Leave the pictures out and copy exactly the lines from the line containing "Write the D3.js code for this chart." to the line containing "const errHalf = 0.0047;", both lines included.

Extracted material:
=======

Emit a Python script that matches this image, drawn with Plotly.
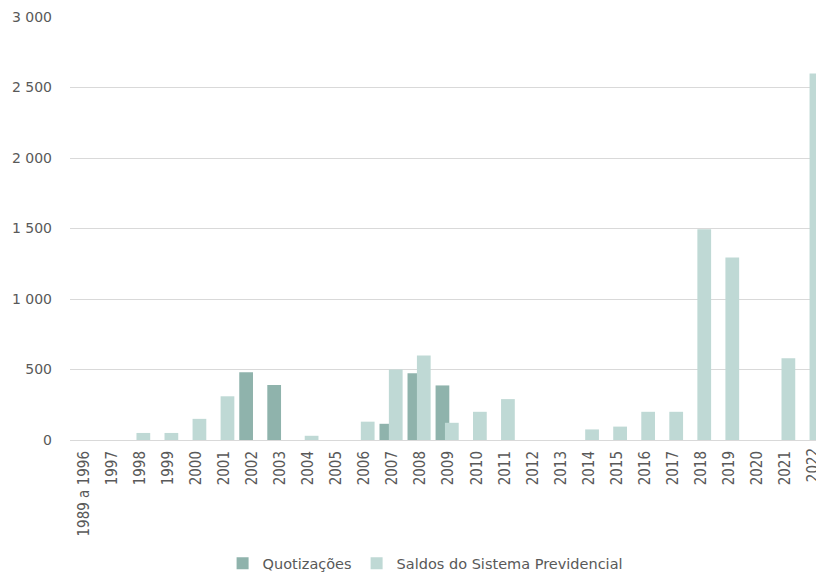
import plotly.graph_objects as go

# Categories (years)
categories = ["1989 a 1996"] + [str(y) for y in range(1997, 2023)]

# Quotizações (milhões de euros)
quotizacoes = [0, 0, 0, 0, 0, 0, 480, 390, 0, 0, 0, 115, 474, 387,
               0, 0, 0, 0, 0, 0, 0, 0, 0, 0, 0, 0, 0]

# Saldos do Sistema Previdencial (milhões de euros)
saldos = [0, 0, 50, 50, 150, 310, 0, 0, 30, 0, 130, 500, 600, 122,
          200, 290, 0, 0, 75, 95, 200, 200, 1495, 1295, 0, 580, 2600]

y_tickvals = [0, 500, 1000, 1500, 2000, 2500, 3000]
y_ticktext = ["0", "500", "1 000", "1 500", "2 000", "2 500", "3 000"]

DARK = "#8FB3AC"
LIGHT = "#BFD9D5"
TEXT = "#595959"
GRID = "#D9D9D9"
Y_FONT = dict(family="DejaVu Sans", size=14, color=TEXT)
X_FONT = dict(family="DejaVu Sans Condensed", size=15, color=TEXT)
LEG_FONT = dict(family="DejaVu Sans", size=14.5, color=TEXT)

x_idx = list(range(len(categories)))

# Overlapping pair of bars per category: the second series sits on top
fig = go.Figure()
fig.add_trace(go.Bar(
    x=x_idx, y=quotizacoes, name="Quotizações",
    marker=dict(color=DARK, line=dict(width=0)),
    width=0.49, offset=-0.465, hoverinfo="skip",
))
fig.add_trace(go.Bar(
    x=x_idx, y=saldos, name="Saldos do Sistema Previdencial",
    marker=dict(color=LIGHT, line=dict(width=0)),
    width=0.49, offset=-0.13, hoverinfo="skip",
))

# The last category sits on the clipped right edge; its label is placed
# as an annotation so it is drawn even though it runs off the figure.
fig.add_annotation(
    x=x_idx[-1], y=0, xref="x", yref="y",
    text=categories[-1], textangle=-90, showarrow=False,
    xanchor="center", yanchor="top", yshift=-6,
    font=X_FONT,
)

fig.update_layout(
    width=816, height=572,
    margin=dict(l=70, r=0, t=17, b=132, autoexpand=False),
    barmode="overlay",
    plot_bgcolor="white", paper_bgcolor="white",
    font=dict(family="DejaVu Sans", size=14, color=TEXT),
    showlegend=True,
    legend=dict(
        orientation="h", x=0.476, xanchor="center",
        y=-0.254, yanchor="top",
        font=LEG_FONT, itemwidth=30, traceorder="normal",
    ),
    xaxis=dict(
        tickmode="array", tickvals=x_idx[:-1], ticktext=categories[:-1],
        tickangle=-90, range=[-0.5, 26.1], automargin=False,
        showgrid=False, zeroline=False,
        showline=True, linecolor=GRID, linewidth=1,
        ticks="", ticklabelstandoff=4,
        tickfont=X_FONT,
    ),
    yaxis=dict(
        range=[0, 3000], tickmode="array", automargin=False,
        tickvals=y_tickvals, ticktext=y_ticktext,
        showgrid=True, gridcolor=GRID, gridwidth=1,
        zeroline=False, showline=False,
        ticks="", ticklabelstandoff=17,
        tickfont=Y_FONT,
    ),
)

fig.write_html("out.html")
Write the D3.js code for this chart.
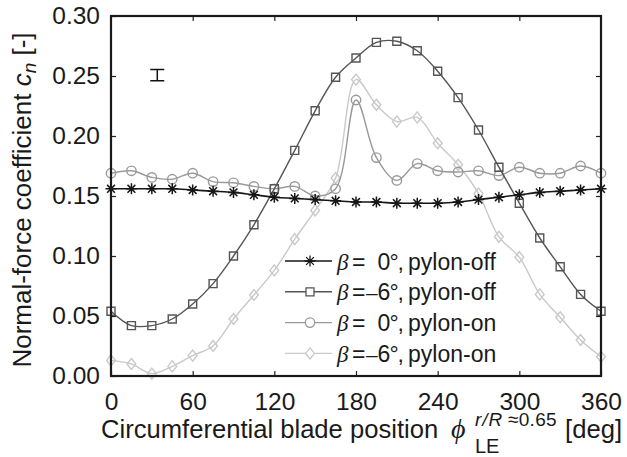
<!DOCTYPE html>
<html>
<head>
<meta charset="utf-8">
<script src="https://cdn.jsdelivr.net/npm/d3@7"></script>
<style>
  html, body { margin: 0; padding: 0; background: #fff; }
  svg { display: block; font-family: "Liberation Sans", Arial, sans-serif; }
</style>
</head>
<body>
<svg id="chart" width="627" height="457"></svg>
<script>
// blade position every 15 deg
const phi = d3.range(0, 361, 15);

// beta = 0, pylon-off
const cnB0Off = [0.156, 0.156, 0.156, 0.156, 0.155, 0.154, 0.153, 0.151, 0.149, 0.148, 0.147, 0.146, 0.145,
  0.145, 0.144, 0.144, 0.144, 0.145, 0.147, 0.149, 0.151, 0.153, 0.154, 0.155, 0.156];
// beta = -6, pylon-off
const cnB6Off = [0.054, 0.042, 0.042, 0.0475, 0.060, 0.077, 0.100, 0.126, 0.156, 0.188, 0.221, 0.249, 0.265,
  0.278, 0.279, 0.271, 0.254, 0.232, 0.205, 0.174, 0.144, 0.115, 0.091, 0.068, 0.054];
// beta = 0, pylon-on
const cnB0On = [0.169, 0.171, 0.1655, 0.164, 0.169, 0.162, 0.161, 0.158, 0.156, 0.158, 0.150, 0.156, 0.230,
  0.182, 0.163, 0.177, 0.171, 0.170, 0.171, 0.167, 0.174, 0.169, 0.169, 0.175, 0.169];
// beta = -6, pylon-on
const cnB6On = [0.013, 0.010, 0.002, 0.008, 0.017, 0.025, 0.0475, 0.0675, 0.088, 0.114, 0.138, 0.165, 0.247,
  0.226, 0.212, 0.2155, 0.194, 0.176, 0.152, 0.116, 0.099, 0.068, 0.049, 0.030, 0.016];

const xTicks = [0, 60, 120, 180, 240, 300, 360];
const yTicks = [0, 0.05, 0.10, 0.15, 0.20, 0.25, 0.30];

// measurement uncertainty bar
const errPos = [34, 0.2508];
const errHalf = 0.0047;

const series = [
  { key: 'b6on', values: cnB6On, color: '#c9c9c9', marker: 'diamond', neg: true, deg: '6', cfg: 'pylon-on' },
  { key: 'b0on', values: cnB0On, color: '#9a9a9a', marker: 'circle', neg: false, deg: '0', cfg: 'pylon-on' },
  { key: 'b6off', values: cnB6Off, color: '#555', marker: 'square', neg: true, deg: '6', cfg: 'pylon-off' },
  { key: 'b0off', values: cnB0Off, color: '#161616', marker: 'star', neg: false, deg: '0', cfg: 'pylon-off' }
];
const legendOrder = ['b0off', 'b6off', 'b0on', 'b6on'];

const svg = d3.select('#chart');
const m = { left: 111, top: 16, right: 601, bottom: 376 };

const x = d3.scaleLinear().domain([0, 360]).range([m.left, m.right]);
const y = d3.scaleLinear().domain([0, 0.30]).range([m.bottom, m.top]);

const fmtY = d3.format('.2f');
const ink = '#1a1a1a';

// axes, ticks pointing inward on all four sides
function styleAxis (g) {
  g.select('.domain').remove();
  g.selectAll('.tick line').attr('stroke', '#222').attr('stroke-width', 1.2);
  g.selectAll('.tick text').attr('fill', ink).style('font-size', '24.5px')
    .style('font-family', '"Liberation Sans", Arial, sans-serif');
}

svg.append('g')
  .attr('transform', `translate(0,${m.bottom})`)
  .call(d3.axisBottom(x).tickValues(xTicks).tickSizeInner(-5).tickSizeOuter(0).tickPadding(17))
  .call(styleAxis);
svg.append('g')
  .attr('transform', `translate(0,${m.top})`)
  .call(d3.axisTop(x).tickValues(xTicks.slice(1, -1)).tickSizeInner(-5).tickSizeOuter(0).tickFormat(''))
  .call(styleAxis);
svg.append('g')
  .attr('transform', `translate(${m.left},0)`)
  .call(d3.axisLeft(y).tickValues(yTicks).tickSizeInner(-5).tickSizeOuter(0).tickPadding(11).tickFormat(fmtY))
  .call(styleAxis);
svg.append('g')
  .attr('transform', `translate(${m.right},0)`)
  .call(d3.axisRight(y).tickValues(yTicks.slice(1, -1)).tickSizeInner(-5).tickSizeOuter(0).tickFormat(''))
  .call(styleAxis);

const plot = svg.append('g');

const line = d3.line()
  .x((d, i) => x(phi[i]))
  .y(d => y(d))
  .curve(d3.curveCatmullRom.alpha(0.5));

function markerPath (type) {
  switch (type) {
    case 'square': return 'M-4,-4H4V4H-4Z';
    case 'circle': return 'M4.7,0A4.7,4.7 0 1,1 -4.7,0A4.7,4.7 0 1,1 4.7,0Z';
    case 'diamond': return 'M0,-5.5L4.4,0L0,5.5L-4.4,0Z';
    default: return 'M0,-5.5V5.5M-5.5,0H5.5M-3.9,-3.9L3.9,3.9M-3.9,3.9L3.9,-3.9';
  }
}

for (const s of series) {
  plot.append('path')
    .attr('d', line(s.values))
    .attr('fill', 'none')
    .attr('stroke', s.color)
    .attr('stroke-width', s.marker === 'star' ? 1.6 : 1.4);

  plot.selectAll(null)
    .data(s.values)
    .enter()
    .append('path')
    .attr('transform', (d, i) => `translate(${x(phi[i])},${y(d)})`)
    .attr('d', markerPath(s.marker))
    .attr('fill', 'none')
    .attr('stroke', s.color)
    .attr('stroke-width', s.marker === 'star' ? 1.5 : 1.4);
}

// frame
svg.append('rect')
  .attr('x', m.left).attr('y', m.top)
  .attr('width', m.right - m.left).attr('height', m.bottom - m.top)
  .attr('fill', 'none').attr('stroke', ink).attr('stroke-width', 2.2);

// error bar
const ex = x(errPos[0]);
const eTop = y(errPos[1] + errHalf);
const eBot = y(errPos[1] - errHalf);
svg.append('path')
  .attr('d', `M${ex - 7},${eTop}H${ex + 7}M${ex},${eTop}V${eBot}M${ex - 7},${eBot}H${ex + 7}`)
  .attr('stroke', '#111').attr('stroke-width', 1.5).attr('fill', 'none');

// legend
const leg = svg.append('g');
const byKey = new Map(series.map(s => [s.key, s]));
legendOrder.forEach((k, i) => {
  const s = byKey.get(k);
  const ly = 261 + i * 30.8;
  leg.append('line')
    .attr('x1', 285).attr('x2', 332).attr('y1', ly).attr('y2', ly)
    .attr('stroke', s.color).attr('stroke-width', 1.4);
  leg.append('path')
    .attr('transform', `translate(310,${ly})`)
    .attr('d', markerPath(s.marker))
    .attr('fill', 'white')
    .attr('stroke', s.color).attr('stroke-width', 1.3);
  const ty = ly + 8.5;
  leg.append('text').attr('x', 337).attr('y', ty)
    .style('font-family', '"Liberation Serif", serif').style('font-style', 'italic').style('font-size', '23px')
    .attr('fill', ink).text('\u03b2');
  leg.append('text').attr('x', 352).attr('y', ty)
    .style('font-size', '23px').attr('fill', ink).text('=');
  const val = leg.append('text').attr('x', 404).attr('y', ty).attr('text-anchor', 'end')
    .style('font-size', '23px').attr('fill', ink);
  if (s.neg) val.append('tspan').style('font-size', '21px').text('\u2013');
  val.append('tspan').text(s.deg);
  val.append('tspan').attr('dx', -1).text('\u00b0');
  val.append('tspan').attr('dx', -1).text(',');
  leg.append('text').attr('x', 408).attr('y', ty)
    .style('font-size', '23px').attr('fill', ink).text(s.cfg);
});

// y axis title
const yt = svg.append('text')
  .attr('transform', 'translate(31,200) rotate(-90)')
  .attr('text-anchor', 'middle')
  .style('font-size', '26px').attr('fill', ink);
yt.append('tspan').text('Normal-force coefficient ');
yt.append('tspan').style('font-style', 'italic').text('c');
yt.append('tspan').style('font-style', 'italic').style('font-size', '19px').attr('dy', '5').text('n');
yt.append('tspan').attr('dy', '-5').text(' [-]');

// x axis title
const xtY = 438;
svg.append('text').attr('x', 101).attr('y', xtY)
  .style('font-size', '25.6px').attr('fill', ink).text('Circumferential blade position');
svg.append('text').attr('x', 451).attr('y', xtY)
  .style('font-family', '"Liberation Serif", serif').style('font-style', 'italic').style('font-size', '28px')
  .attr('fill', ink).text('\u03d5');
svg.append('text').attr('x', 475).attr('y', 426)
  .style('font-size', '19px').style('font-style', 'italic').style('letter-spacing', '1px')
  .attr('fill', ink).text('r/R');
svg.append('text').attr('x', 508).attr('y', 426)
  .style('font-size', '19px').style('letter-spacing', '0.3px')
  .attr('fill', ink).text('\u22480.65');
svg.append('text').attr('x', 475).attr('y', 453)
  .style('font-size', '20px').attr('fill', ink).text('LE');
svg.append('text').attr('x', 622).attr('y', xtY).attr('text-anchor', 'end')
  .style('font-size', '25.6px').attr('fill', ink).text('[deg]');
</script>
</body>
</html>
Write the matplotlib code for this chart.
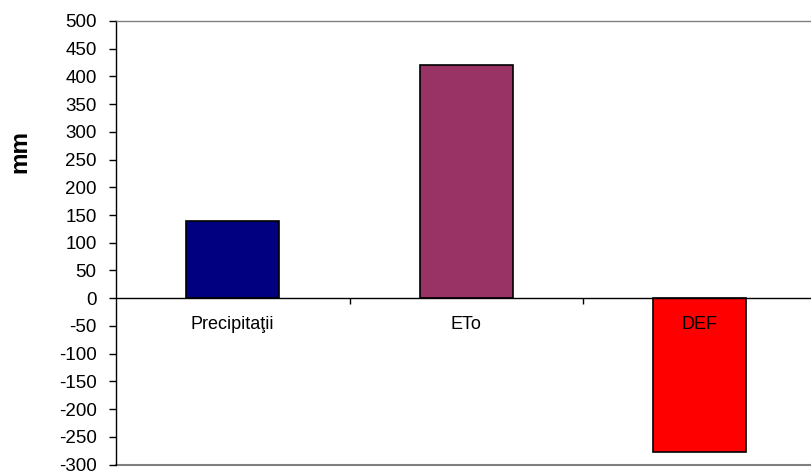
import matplotlib
matplotlib.use("Agg")
import matplotlib.pyplot as plt

plt.rcParams['font.family'] = ['Liberation Sans', 'DejaVu Sans']
plt.rcParams['axes.unicode_minus'] = False

categories = ["Precipitaţii", "ETo", "DEF"]
values = [140, 420, -278]
colors = ["#000080", "#993366", "#FF0000"]
yticks = list(range(-300, 501, 50))

fig = plt.figure(figsize=(8.11, 4.74), dpi=100)
ax = fig.add_axes([116 / 811, 9.5 / 474, 700.5 / 811, 443.5 / 474])
ax.set_axisbelow(False)

x = list(range(len(categories)))
ax.bar(x, values, width=0.40, color=colors, edgecolor="black", linewidth=1.2, zorder=1)

ax.set_xlim(-0.5, 2.5)
ax.set_ylim(-300, 500)
ax.set_yticks(yticks)
ax.tick_params(axis='y', direction='out', length=5, width=1, labelsize=13.5, pad=9)

# category axis sits on the zero line
ax.spines['bottom'].set_position(('data', 0))
ax.spines['bottom'].set_color('black')
ax.spines['bottom'].set_linewidth(1)
ax.spines['left'].set_color('black')
ax.spines['left'].set_linewidth(1)
ax.spines['top'].set_color('#808080')
ax.spines['top'].set_linewidth(1)
ax.spines['right'].set_visible(False)
ax.axhline(-300, color='#808080', linewidth=1.5, clip_on=False)

ax.set_xticks(x)
ax.set_xticklabels(categories)
ax.set_xticks([0.5, 1.5], minor=True)
ax.tick_params(axis='x', which='major', length=0, labelsize=13, pad=13)
ax.tick_params(axis='x', which='minor', direction='out', length=4, width=1)

ax.set_ylabel("mm", fontsize=17.5, fontweight='bold')
ax.yaxis.set_label_coords(-0.121, 0.705)

fig.savefig("out.png", dpi=100)
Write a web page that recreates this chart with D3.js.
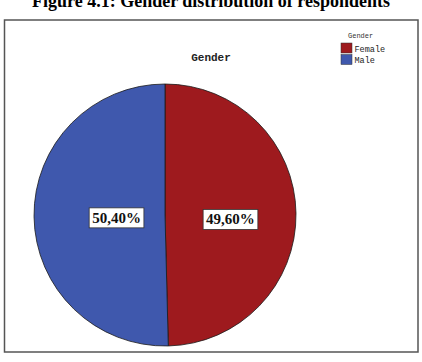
<!DOCTYPE html>
<html>
<head>
<meta charset="utf-8">
<script src="https://cdn.jsdelivr.net/npm/d3@7"></script>
<style>
  body { margin: 0; background: #fff; }
  svg { display: block; }
</style>
</head>
<body>
<svg id="chart" width="422" height="362"></svg>
<script>
// slices are drawn clockwise from 12 o'clock in this order
const categories = ["Female", "Male"];
const shares = [49.6, 50.4];
const shareLabels = ["49,60%", "50,40%"];
const colours = ["#9e1a1e", "#3f58ad"];

const W = 422, H = 362;
const cx = 165, cy = 215, r = 131;
// SPSS puts the labels at different distances from the centre
const labelRadius = [0.5, 0.37];

const svg = d3.select("#chart");

// figure caption, cut off at the top of the picture (as in the source)
svg.append("text")
  .attr("x", 211).attr("y", 6.5)
  .attr("text-anchor", "middle")
  .style("font-family", "'Liberation Serif', 'Times New Roman', serif")
  .style("font-weight", "bold")
  .style("font-size", "18px")
  .text("Figure 4.1: Gender distribution of respondents");

// chart frame
svg.append("rect")
  .attr("x", 4.5).attr("y", 20)
  .attr("width", 413.5).attr("height", 332)
  .attr("fill", "#fff")
  .attr("stroke", "#555")
  .attr("stroke-width", 1.5);

svg.append("text")
  .attr("x", 211).attr("y", 61)
  .attr("text-anchor", "middle")
  .style("font-family", "'Liberation Mono', 'Courier New', monospace")
  .style("font-weight", "bold")
  .style("font-size", "11px")
  .attr("fill", "#222")
  .text("Gender");

const colour = d3.scaleOrdinal().domain(categories).range(colours);

const pie = d3.pie().sort(null).value(d => d.value);
const arcs = pie(categories.map((c, i) => ({ cat: c, value: shares[i], label: shareLabels[i], idx: i })));
const arc = d3.arc().innerRadius(0).outerRadius(r);

const g = svg.append("g").attr("transform", `translate(${cx},${cy})`);

g.selectAll("path.slice")
  .data(arcs)
  .enter()
  .append("path")
  .attr("class", "slice")
  .attr("d", arc)
  .attr("fill", d => colour(d.data.cat))
  .attr("stroke", "#1a1a1a")
  .attr("stroke-width", 0.8);

// value labels in white boxes
const lab = g.selectAll("g.lab")
  .data(arcs)
  .enter()
  .append("g")
  .attr("class", "lab")
  .attr("transform", d => {
    const lr = r * labelRadius[d.data.idx];
    const c = d3.arc().innerRadius(lr).outerRadius(lr).centroid(d);
    return `translate(${c[0]},${c[1] + (d.data.idx === 0 ? 5 : 2)})`;
  });

lab.append("text")
  .attr("text-anchor", "middle")
  .attr("dy", "0.35em")
  .style("font-family", "'Liberation Serif', 'Times New Roman', serif")
  .style("font-weight", "bold")
  .style("font-size", "15px")
  .attr("fill", "#111")
  .text(d => d.data.label);

lab.each(function () {
  const grp = d3.select(this);
  const bb = grp.select("text").node().getBBox();
  grp.insert("rect", "text")
    .attr("x", bb.x - 3).attr("y", bb.y - 2)
    .attr("width", bb.width + 6).attr("height", bb.height + 4)
    .attr("fill", "#fff")
    .attr("stroke", "#333")
    .attr("stroke-width", 0.8);
});

// legend
const legendX = 341, legendY = 43;
svg.append("text")
  .attr("x", 348).attr("y", 38)
  .style("font-family", "'Liberation Mono', 'Courier New', monospace")
  .style("font-size", "7px")
  .attr("fill", "#333")
  .text("Gender");

const leg = svg.selectAll("g.leg")
  .data(categories)
  .enter()
  .append("g")
  .attr("class", "leg")
  .attr("transform", (d, i) => `translate(${legendX},${legendY + i * 11.5})`);

leg.append("rect")
  .attr("width", 11).attr("height", 10)
  .attr("fill", d => colour(d))
  .attr("stroke", "#333")
  .attr("stroke-width", 0.5);

leg.append("text")
  .attr("x", 13.5).attr("y", 8.5)
  .style("font-family", "'Liberation Mono', 'Courier New', monospace")
  .style("font-size", "8.5px")
  .attr("fill", "#222")
  .text(d => d);
</script>
</body>
</html>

=======

Answer:
Write the D3.js code for this chart.
<!DOCTYPE html>
<html>
<head>
<meta charset="utf-8">
<script src="https://cdn.jsdelivr.net/npm/d3@7"></script>
<style>
  html, body { margin: 0; padding: 0; background: #fff; }
  svg { display: block; font-family: "Liberation Sans", Arial, sans-serif; }
</style>
</head>
<body>
<svg id="chart" width="627" height="457"></svg>
<script>
// blade position every 15 deg
const phi = d3.range(0, 361, 15);

// beta = 0, pylon-off
const cnB0Off = [0.156, 0.156, 0.156, 0.156, 0.155, 0.154, 0.153, 0.151, 0.149, 0.148, 0.147, 0.146, 0.145,
  0.145, 0.144, 0.144, 0.144, 0.145, 0.147, 0.149, 0.151, 0.153, 0.154, 0.155, 0.156];
// beta = -6, pylon-off
const cnB6Off = [0.054, 0.042, 0.042, 0.0475, 0.060, 0.077, 0.100, 0.126, 0.156, 0.188, 0.221, 0.249, 0.265,
  0.278, 0.279, 0.271, 0.254, 0.232, 0.205, 0.174, 0.144, 0.115, 0.091, 0.068, 0.054];
// beta = 0, pylon-on
const cnB0On = [0.169, 0.171, 0.1655, 0.164, 0.169, 0.162, 0.161, 0.158, 0.156, 0.158, 0.150, 0.156, 0.230,
  0.182, 0.163, 0.177, 0.171, 0.170, 0.171, 0.167, 0.174, 0.169, 0.169, 0.175, 0.169];
// beta = -6, pylon-on
const cnB6On = [0.013, 0.010, 0.002, 0.008, 0.017, 0.025, 0.0475, 0.0675, 0.088, 0.114, 0.138, 0.165, 0.247,
  0.226, 0.212, 0.2155, 0.194, 0.176, 0.152, 0.116, 0.099, 0.068, 0.049, 0.030, 0.016];

const xTicks = [0, 60, 120, 180, 240, 300, 360];
const yTicks = [0, 0.05, 0.10, 0.15, 0.20, 0.25, 0.30];

// measurement uncertainty bar
const errPos = [34, 0.2508];
const errHalf = 0.0047;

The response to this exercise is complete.